--- begin Data shown ---
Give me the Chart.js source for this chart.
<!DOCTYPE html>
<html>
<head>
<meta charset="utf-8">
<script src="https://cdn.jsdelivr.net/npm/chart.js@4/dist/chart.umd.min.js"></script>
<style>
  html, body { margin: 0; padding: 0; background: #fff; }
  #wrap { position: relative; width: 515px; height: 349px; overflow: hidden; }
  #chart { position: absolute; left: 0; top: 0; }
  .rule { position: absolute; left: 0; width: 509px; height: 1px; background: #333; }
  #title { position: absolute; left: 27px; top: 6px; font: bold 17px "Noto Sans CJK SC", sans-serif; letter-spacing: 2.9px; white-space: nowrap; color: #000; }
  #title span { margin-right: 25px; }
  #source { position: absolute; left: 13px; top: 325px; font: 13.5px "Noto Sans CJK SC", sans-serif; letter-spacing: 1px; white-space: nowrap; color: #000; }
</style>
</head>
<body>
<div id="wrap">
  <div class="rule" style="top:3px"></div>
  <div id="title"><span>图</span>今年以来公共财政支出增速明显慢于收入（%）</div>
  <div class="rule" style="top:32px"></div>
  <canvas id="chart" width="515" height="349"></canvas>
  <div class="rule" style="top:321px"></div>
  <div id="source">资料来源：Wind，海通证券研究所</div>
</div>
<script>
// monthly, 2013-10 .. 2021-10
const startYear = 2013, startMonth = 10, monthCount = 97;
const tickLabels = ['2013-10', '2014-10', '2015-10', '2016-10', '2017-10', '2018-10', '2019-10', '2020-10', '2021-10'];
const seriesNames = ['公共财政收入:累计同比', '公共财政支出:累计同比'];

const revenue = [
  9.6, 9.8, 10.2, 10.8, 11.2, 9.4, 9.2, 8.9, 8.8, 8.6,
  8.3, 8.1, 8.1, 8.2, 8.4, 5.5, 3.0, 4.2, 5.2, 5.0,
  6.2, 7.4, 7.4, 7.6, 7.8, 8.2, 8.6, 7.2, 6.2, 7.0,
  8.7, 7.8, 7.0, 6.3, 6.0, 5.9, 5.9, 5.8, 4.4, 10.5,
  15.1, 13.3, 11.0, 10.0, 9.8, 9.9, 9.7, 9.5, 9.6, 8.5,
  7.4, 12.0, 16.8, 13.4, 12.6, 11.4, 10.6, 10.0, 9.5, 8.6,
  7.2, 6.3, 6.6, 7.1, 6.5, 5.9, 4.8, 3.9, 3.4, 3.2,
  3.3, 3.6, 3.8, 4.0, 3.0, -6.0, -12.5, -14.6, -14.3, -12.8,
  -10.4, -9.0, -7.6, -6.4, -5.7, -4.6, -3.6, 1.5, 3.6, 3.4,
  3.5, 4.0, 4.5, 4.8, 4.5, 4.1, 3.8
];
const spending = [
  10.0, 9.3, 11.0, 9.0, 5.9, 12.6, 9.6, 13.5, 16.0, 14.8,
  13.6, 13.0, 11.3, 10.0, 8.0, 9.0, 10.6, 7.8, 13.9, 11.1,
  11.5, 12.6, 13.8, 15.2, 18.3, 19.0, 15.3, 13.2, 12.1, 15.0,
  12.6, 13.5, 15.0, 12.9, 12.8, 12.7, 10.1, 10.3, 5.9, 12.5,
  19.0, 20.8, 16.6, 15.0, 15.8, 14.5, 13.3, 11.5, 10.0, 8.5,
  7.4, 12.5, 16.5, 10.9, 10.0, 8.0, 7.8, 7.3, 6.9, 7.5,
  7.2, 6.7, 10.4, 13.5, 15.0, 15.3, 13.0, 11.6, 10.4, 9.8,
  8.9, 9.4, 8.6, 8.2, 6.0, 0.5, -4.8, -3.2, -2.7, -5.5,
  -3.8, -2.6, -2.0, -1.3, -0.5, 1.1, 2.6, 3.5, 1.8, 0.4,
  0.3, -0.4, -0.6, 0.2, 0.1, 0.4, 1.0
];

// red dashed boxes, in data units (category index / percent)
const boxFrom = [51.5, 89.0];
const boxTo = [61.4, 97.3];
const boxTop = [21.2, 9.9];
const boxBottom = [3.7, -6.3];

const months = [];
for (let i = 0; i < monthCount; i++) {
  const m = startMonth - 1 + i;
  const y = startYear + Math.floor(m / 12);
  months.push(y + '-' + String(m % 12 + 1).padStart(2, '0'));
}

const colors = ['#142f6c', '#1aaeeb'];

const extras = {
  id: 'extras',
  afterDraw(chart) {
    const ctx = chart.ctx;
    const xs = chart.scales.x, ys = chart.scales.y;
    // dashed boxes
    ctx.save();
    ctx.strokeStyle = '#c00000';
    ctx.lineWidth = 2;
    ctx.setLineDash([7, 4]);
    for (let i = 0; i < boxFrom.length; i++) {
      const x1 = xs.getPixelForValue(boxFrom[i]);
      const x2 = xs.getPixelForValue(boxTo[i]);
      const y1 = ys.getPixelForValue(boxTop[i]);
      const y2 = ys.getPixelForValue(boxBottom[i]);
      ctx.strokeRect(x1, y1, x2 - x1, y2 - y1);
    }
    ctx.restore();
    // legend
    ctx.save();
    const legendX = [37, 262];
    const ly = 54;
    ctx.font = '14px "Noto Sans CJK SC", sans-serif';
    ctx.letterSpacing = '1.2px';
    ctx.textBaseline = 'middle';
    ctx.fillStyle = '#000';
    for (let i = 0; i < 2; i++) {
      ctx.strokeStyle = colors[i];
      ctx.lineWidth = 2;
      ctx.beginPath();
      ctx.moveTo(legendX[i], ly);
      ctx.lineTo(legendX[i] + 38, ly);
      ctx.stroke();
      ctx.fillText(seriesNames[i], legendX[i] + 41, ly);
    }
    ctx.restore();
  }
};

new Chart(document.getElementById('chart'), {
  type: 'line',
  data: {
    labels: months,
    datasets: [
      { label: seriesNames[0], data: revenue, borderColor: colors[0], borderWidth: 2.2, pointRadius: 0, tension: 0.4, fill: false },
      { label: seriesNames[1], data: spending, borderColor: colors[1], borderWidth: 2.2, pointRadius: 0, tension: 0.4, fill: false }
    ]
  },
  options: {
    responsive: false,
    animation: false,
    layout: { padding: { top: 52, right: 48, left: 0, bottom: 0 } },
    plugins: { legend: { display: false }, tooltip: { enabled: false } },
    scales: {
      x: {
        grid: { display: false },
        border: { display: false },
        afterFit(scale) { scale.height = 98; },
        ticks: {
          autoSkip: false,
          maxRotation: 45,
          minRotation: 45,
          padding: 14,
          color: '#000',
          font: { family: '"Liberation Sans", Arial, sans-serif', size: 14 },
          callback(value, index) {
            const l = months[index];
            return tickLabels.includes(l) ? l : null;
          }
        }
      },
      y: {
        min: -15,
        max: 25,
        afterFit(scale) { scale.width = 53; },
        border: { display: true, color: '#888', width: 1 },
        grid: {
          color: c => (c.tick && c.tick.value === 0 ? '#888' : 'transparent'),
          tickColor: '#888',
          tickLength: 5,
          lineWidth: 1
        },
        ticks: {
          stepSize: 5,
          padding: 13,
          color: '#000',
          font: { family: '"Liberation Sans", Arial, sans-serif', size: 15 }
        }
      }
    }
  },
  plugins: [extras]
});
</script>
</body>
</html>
--- end Data shown ---
--- begin Data shown ---
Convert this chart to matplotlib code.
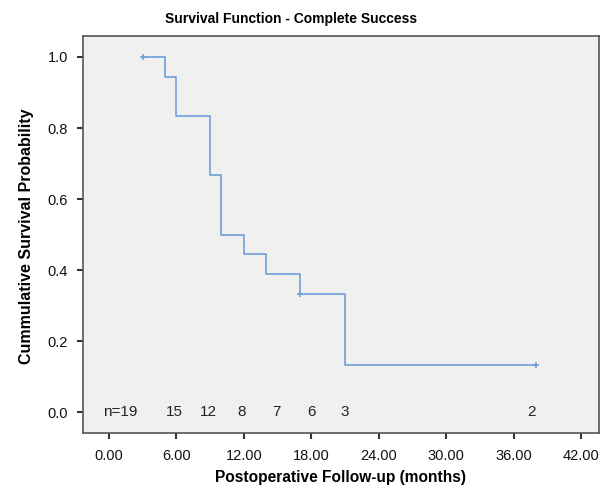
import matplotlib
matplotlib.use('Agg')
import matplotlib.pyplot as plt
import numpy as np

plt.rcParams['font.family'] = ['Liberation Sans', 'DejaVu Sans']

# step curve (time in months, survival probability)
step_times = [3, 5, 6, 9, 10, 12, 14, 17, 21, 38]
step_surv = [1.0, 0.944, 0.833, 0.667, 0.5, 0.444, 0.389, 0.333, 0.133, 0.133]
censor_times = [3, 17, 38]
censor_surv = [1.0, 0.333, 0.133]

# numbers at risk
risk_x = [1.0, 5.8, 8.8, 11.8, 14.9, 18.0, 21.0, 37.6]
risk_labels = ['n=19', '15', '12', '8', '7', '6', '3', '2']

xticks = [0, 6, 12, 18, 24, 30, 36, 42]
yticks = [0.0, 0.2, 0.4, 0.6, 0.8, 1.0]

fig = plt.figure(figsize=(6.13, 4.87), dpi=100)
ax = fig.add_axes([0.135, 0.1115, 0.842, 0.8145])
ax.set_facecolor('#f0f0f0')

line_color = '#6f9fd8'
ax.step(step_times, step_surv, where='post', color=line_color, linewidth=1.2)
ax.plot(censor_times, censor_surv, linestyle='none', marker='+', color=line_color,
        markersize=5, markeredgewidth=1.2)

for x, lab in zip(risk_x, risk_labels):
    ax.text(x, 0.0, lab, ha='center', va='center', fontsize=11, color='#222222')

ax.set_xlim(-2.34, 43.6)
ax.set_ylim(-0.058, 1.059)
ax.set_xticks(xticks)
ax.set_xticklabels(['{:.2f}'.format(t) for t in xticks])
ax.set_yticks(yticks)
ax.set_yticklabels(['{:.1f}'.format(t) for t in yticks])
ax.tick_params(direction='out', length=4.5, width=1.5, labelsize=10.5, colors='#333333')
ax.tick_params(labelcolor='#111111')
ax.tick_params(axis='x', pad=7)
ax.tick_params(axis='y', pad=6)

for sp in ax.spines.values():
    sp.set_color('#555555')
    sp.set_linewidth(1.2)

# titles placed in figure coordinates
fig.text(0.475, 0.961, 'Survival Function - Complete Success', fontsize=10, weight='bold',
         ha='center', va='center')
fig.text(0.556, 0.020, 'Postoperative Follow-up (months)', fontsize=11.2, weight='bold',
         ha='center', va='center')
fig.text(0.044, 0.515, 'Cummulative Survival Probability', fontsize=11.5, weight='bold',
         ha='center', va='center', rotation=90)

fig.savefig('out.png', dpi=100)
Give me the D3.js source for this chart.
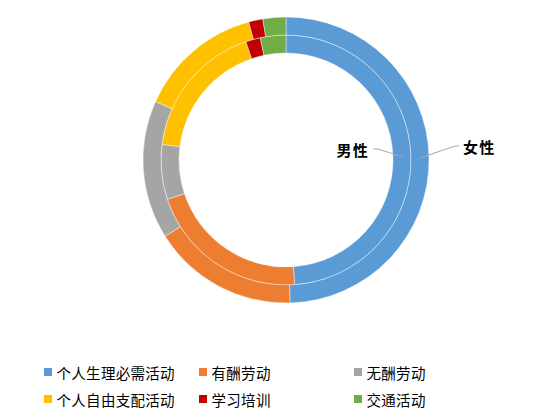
--- end Data shown ---
» **Your objective**: In the listing above, find the line with "Convert this chart to matplotlib code." and the line with "plt.rcParams['font.family'] = ['Liberation". Copy exactly those two and every line between, without the pictures.

» **Solved exercise**:
Convert this chart to matplotlib code.
import matplotlib
matplotlib.use('Agg')
import matplotlib.pyplot as plt
import numpy as np

plt.rcParams['font.family'] = ['Liberation Sans', 'DejaVu Sans']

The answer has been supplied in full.